Provided data →
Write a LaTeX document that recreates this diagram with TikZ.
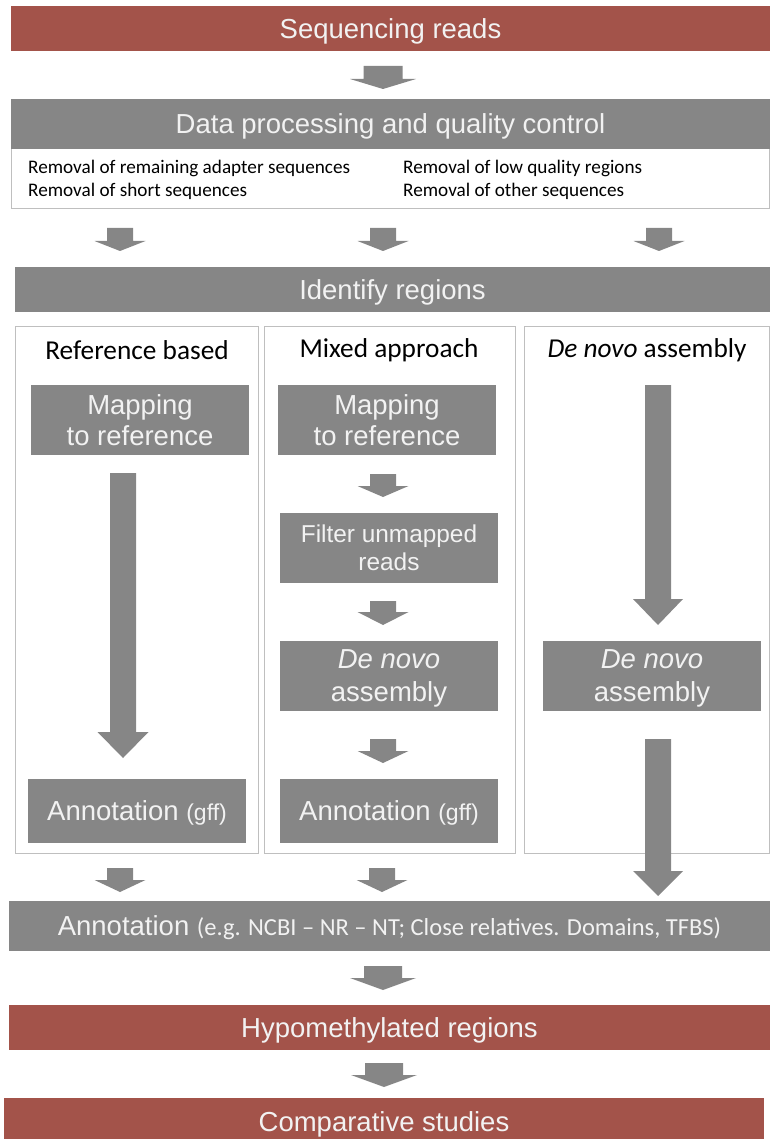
\documentclass[tikz,border=0pt]{standalone}
\usepackage{fontspec}
\setmainfont{Liberation Sans}
\newfontfamily\calfont{Carlito}
\definecolor{barred}{HTML}{A3534A}
\definecolor{boxgray}{HTML}{868686}
\definecolor{lighttext}{HTML}{F2F2F2}
\definecolor{framegray}{HTML}{BFBFBF}

\tikzset{
  bar/.style={fill=#1, text=lighttext, inner sep=0pt, align=center, text depth=0pt,
    font=\fontsize{27.5}{31}\selectfont},
  stepbox/.style={bar=boxgray, minimum width=218, minimum height=70},
  column/.style={draw=framegray, line width=1pt},
  colhead/.style={font=\calfont\fontsize{27.3}{30}\selectfont},
  removal/.style={anchor=west, inner sep=0pt, font=\calfont\fontsize{19.2}{22}\selectfont},
}

% block arrow: x, top, head start, tip, half shaft, half head
\newcommand{\flowarrow}[6]{%
  \fill[boxgray] (#1-#5,#2) -- (#1+#5,#2) -- (#1+#5,#3) -- (#1+#6,#3)
    -- (#1,#4) -- (#1-#6,#3) -- (#1-#5,#3) -- cycle;}

\begin{document}
\begin{tikzpicture}[x=1pt,y=-1pt]
  \clip (0,0) rectangle (770,1139);

  \node[bar=barred, minimum width=759, minimum height=45] (seqreads) at (390.5,28.5) {Sequencing reads};
  \flowarrow{383}{66}{79}{89}{19.5}{33}

  \draw[framegray, line width=1pt] (11,149) rectangle (769.5,209);
  \node[bar=boxgray, minimum width=759, minimum height=50] (dataproc) at (390.5,124) {Data processing and quality control};
  \node[removal] (rmadapter) at (28,168) {Removal of remaining adapter sequences};
  \node[removal] (rmshort) at (28,191) {Removal of short sequences};
  \node[removal] (rmlow) at (403,168) {Removal of low quality regions};
  \node[removal] (rmother) at (403,191) {Removal of other sequences};

  \flowarrow{120}{228}{241}{251}{13}{25.5}
  \flowarrow{383}{228}{241}{251}{13}{25.5}
  \flowarrow{659}{228}{241}{251}{13}{25.5}

  \node[bar=boxgray, minimum width=755, minimum height=45] (identify) at (392.5,289.5) {Identify regions};

  % three columns
  \draw[column] (15,326) rectangle (258,853);
  \draw[column] (264,326) rectangle (515,853);
  \draw[column] (524,326) rectangle (769.5,853);
  \node[colhead] (refhead) at (137,350) {Reference based};
  \node[colhead] (mixhead) at (389,350) {Mixed approach};
  \node[colhead] (novohead) at (647,350) {\textit{De novo} assembly};

  % reference based
  \node[stepbox] (refmap) at (140,420) {Mapping\\to reference};
  \flowarrow{123}{473}{732}{758}{13}{25.5}
  \node[stepbox, minimum height=64] (refannot) at (137,811) {Annotation {\fontsize{23}{23}\selectfont(gff)}};

  % mixed approach
  \node[stepbox] (mixmap) at (387,420) {Mapping\\to reference};
  \flowarrow{383}{474}{486}{497}{13}{25.5}
  \node[stepbox, font=\fontsize{24.4}{28}\selectfont] (mixfilter) at (389,548) {Filter unmapped\\reads};
  \flowarrow{383}{601}{612}{625}{13}{25.5}
  \node[stepbox, font=\fontsize{27.5}{33}\selectfont] (mixnovo) at (389,676) {\textit{De novo}\\assembly};
  \flowarrow{383}{739}{751}{763}{13}{25.5}
  \node[stepbox, minimum height=64] (mixannot) at (389,811) {Annotation {\fontsize{23}{23}\selectfont(gff)}};

  % de novo assembly
  \flowarrow{658}{385}{599}{625}{13}{25}
  \node[stepbox, font=\fontsize{27.5}{33}\selectfont] (novonovo) at (652,676) {\textit{De novo}\\assembly};
  \flowarrow{658}{739}{871}{896}{13}{25}

  \flowarrow{120}{868}{880}{892}{13}{25.5}
  \flowarrow{382}{868}{880}{892}{13}{25.5}

  \node[bar=boxgray, minimum width=761, minimum height=50] (annot) at (389.5,926)
    {Annotation {\calfont\fontsize{24.5}{28}\selectfont (e.g. NCBI – NR – NT; Close relatives. Domains, TFBS)}};
  \flowarrow{383}{966}{978}{990}{19}{33}
  \node[bar=barred, minimum width=761, minimum height=45] (hypo) at (389.5,1027.5) {Hypomethylated regions};
  \flowarrow{384}{1063}{1075}{1087}{19}{33}
  \node[bar=barred, minimum width=760, minimum height=48] (compare) at (384,1122) {Comparative studies};
\end{tikzpicture}
\end{document}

Do this →
Copy the listing over exactly, skipping the pictures it holds.

Solution to the exercise →
Write a LaTeX document that recreates this diagram with TikZ.
\documentclass[tikz,border=0pt]{standalone}
\usepackage{fontspec}
\setmainfont{Liberation Sans}
\newfontfamily\calfont{Carlito}
\definecolor{barred}{HTML}{A3534A}
\definecolor{boxgray}{HTML}{868686}
\definecolor{lighttext}{HTML}{F2F2F2}
\definecolor{framegray}{HTML}{BFBFBF}

\tikzset{
  bar/.style={fill=#1, text=lighttext, inner sep=0pt, align=center, text depth=0pt,
    font=\fontsize{27.5}{31}\selectfont},
  stepbox/.style={bar=boxgray, minimum width=218, minimum height=70},
  column/.style={draw=framegray, line width=1pt},
  colhead/.style={font=\calfont\fontsize{27.3}{30}\selectfont},
  removal/.style={anchor=west, inner sep=0pt, font=\calfont\fontsize{19.2}{22}\selectfont},
}

% block arrow: x, top, head start, tip, half shaft, half head
\newcommand{\flowarrow}[6]{%
  \fill[boxgray] (#1-#5,#2) -- (#1+#5,#2) -- (#1+#5,#3) -- (#1+#6,#3)
    -- (#1,#4) -- (#1-#6,#3) -- (#1-#5,#3) -- cycle;}

\begin{document}
\begin{tikzpicture}[x=1pt,y=-1pt]
  \clip (0,0) rectangle (770,1139);

  \node[bar=barred, minimum width=759, minimum height=45] (seqreads) at (390.5,28.5) {Sequencing reads};
  \flowarrow{383}{66}{79}{89}{19.5}{33}

  \draw[framegray, line width=1pt] (11,149) rectangle (769.5,209);
  \node[bar=boxgray, minimum width=759, minimum height=50] (dataproc) at (390.5,124) {Data processing and quality control};
  \node[removal] (rmadapter) at (28,168) {Removal of remaining adapter sequences};
  \node[removal] (rmshort) at (28,191) {Removal of short sequences};
  \node[removal] (rmlow) at (403,168) {Removal of low quality regions};
  \node[removal] (rmother) at (403,191) {Removal of other sequences};

  \flowarrow{120}{228}{241}{251}{13}{25.5}
  \flowarrow{383}{228}{241}{251}{13}{25.5}
  \flowarrow{659}{228}{241}{251}{13}{25.5}

  \node[bar=boxgray, minimum width=755, minimum height=45] (identify) at (392.5,289.5) {Identify regions};

  % three columns
  \draw[column] (15,326) rectangle (258,853);
  \draw[column] (264,326) rectangle (515,853);
  \draw[column] (524,326) rectangle (769.5,853);
  \node[colhead] (refhead) at (137,350) {Reference based};
  \node[colhead] (mixhead) at (389,350) {Mixed approach};
  \node[colhead] (novohead) at (647,350) {\textit{De novo} assembly};

  % reference based
  \node[stepbox] (refmap) at (140,420) {Mapping\\to reference};
  \flowarrow{123}{473}{732}{758}{13}{25.5}
  \node[stepbox, minimum height=64] (refannot) at (137,811) {Annotation {\fontsize{23}{23}\selectfont(gff)}};

  % mixed approach
  \node[stepbox] (mixmap) at (387,420) {Mapping\\to reference};
  \flowarrow{383}{474}{486}{497}{13}{25.5}
  \node[stepbox, font=\fontsize{24.4}{28}\selectfont] (mixfilter) at (389,548) {Filter unmapped\\reads};
  \flowarrow{383}{601}{612}{625}{13}{25.5}
  \node[stepbox, font=\fontsize{27.5}{33}\selectfont] (mixnovo) at (389,676) {\textit{De novo}\\assembly};
  \flowarrow{383}{739}{751}{763}{13}{25.5}
  \node[stepbox, minimum height=64] (mixannot) at (389,811) {Annotation {\fontsize{23}{23}\selectfont(gff)}};

  % de novo assembly
  \flowarrow{658}{385}{599}{625}{13}{25}
  \node[stepbox, font=\fontsize{27.5}{33}\selectfont] (novonovo) at (652,676) {\textit{De novo}\\assembly};
  \flowarrow{658}{739}{871}{896}{13}{25}

  \flowarrow{120}{868}{880}{892}{13}{25.5}
  \flowarrow{382}{868}{880}{892}{13}{25.5}

  \node[bar=boxgray, minimum width=761, minimum height=50] (annot) at (389.5,926)
    {Annotation {\calfont\fontsize{24.5}{28}\selectfont (e.g. NCBI – NR – NT; Close relatives. Domains, TFBS)}};
  \flowarrow{383}{966}{978}{990}{19}{33}
  \node[bar=barred, minimum width=761, minimum height=45] (hypo) at (389.5,1027.5) {Hypomethylated regions};
  \flowarrow{384}{1063}{1075}{1087}{19}{33}
  \node[bar=barred, minimum width=760, minimum height=48] (compare) at (384,1122) {Comparative studies};
\end{tikzpicture}
\end{document}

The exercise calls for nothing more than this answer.